Ensuite, sur ce qui reste de l’argent versé au budget de l’Etat sur les recettes de la TICPE, on ne peut pas vraiment dire que l’Etat s’enrichisse. Le budget général de l’Etat sert avant tout à financer toute l’action de l’Etat : l’éducation, la santé, ou encore la sécurité, l’agriculture… Mais aussi le budget de la mission développement durable de l’Etat, notamment le budget du Ministère de la Transition Écologique.

Où va l’argent des taxes sur l’essence et le gazole ?

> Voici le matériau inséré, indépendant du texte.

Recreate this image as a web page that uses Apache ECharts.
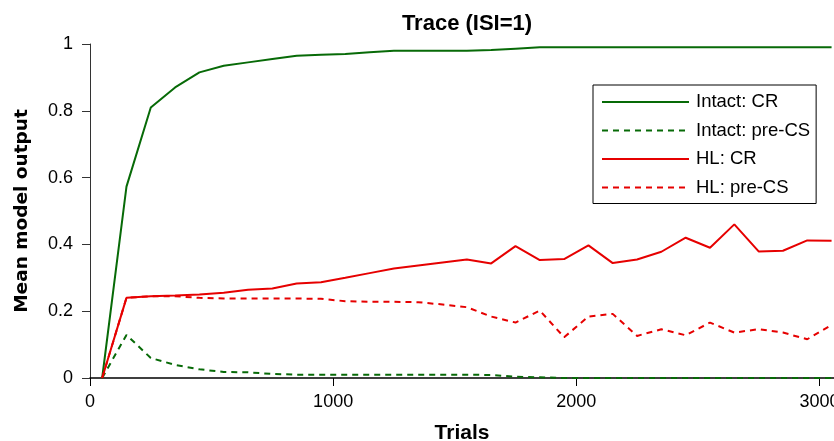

En résumé, il est difficile de dire simplement où va l’argent récolté via ces taxes sur les carburants car les finances publiques sont régies par des règles assez complexes. Ce que l’on peut dire, c’est qu’une bonne partie va directement à la transition énergétique (20%) mais une partie importante va aussi à des missions de transition écologique et solidaire via les transferts faits aux collectivités (aménagement du territoire, solidarités avec les plus démunis), ou encore à l’entretien des infrastructures de transport. Le reste va alimenter le budget de l’Etat, qui sert à toutes les autres missions de service public (éducation, santé, investissements publics…).

Enfin, il faut garder à l’esprit que si tous ces montants paraissent relativement importants, ce sont aussi eux qui permettent toute l’action de l’Etat et des collectivités, à la fois dans le domaine de la transition écologique, mais aussi dans tous les domaines où les citoyens attendent des actions de l’Etat : infrastructures, investissements, santé, éducation.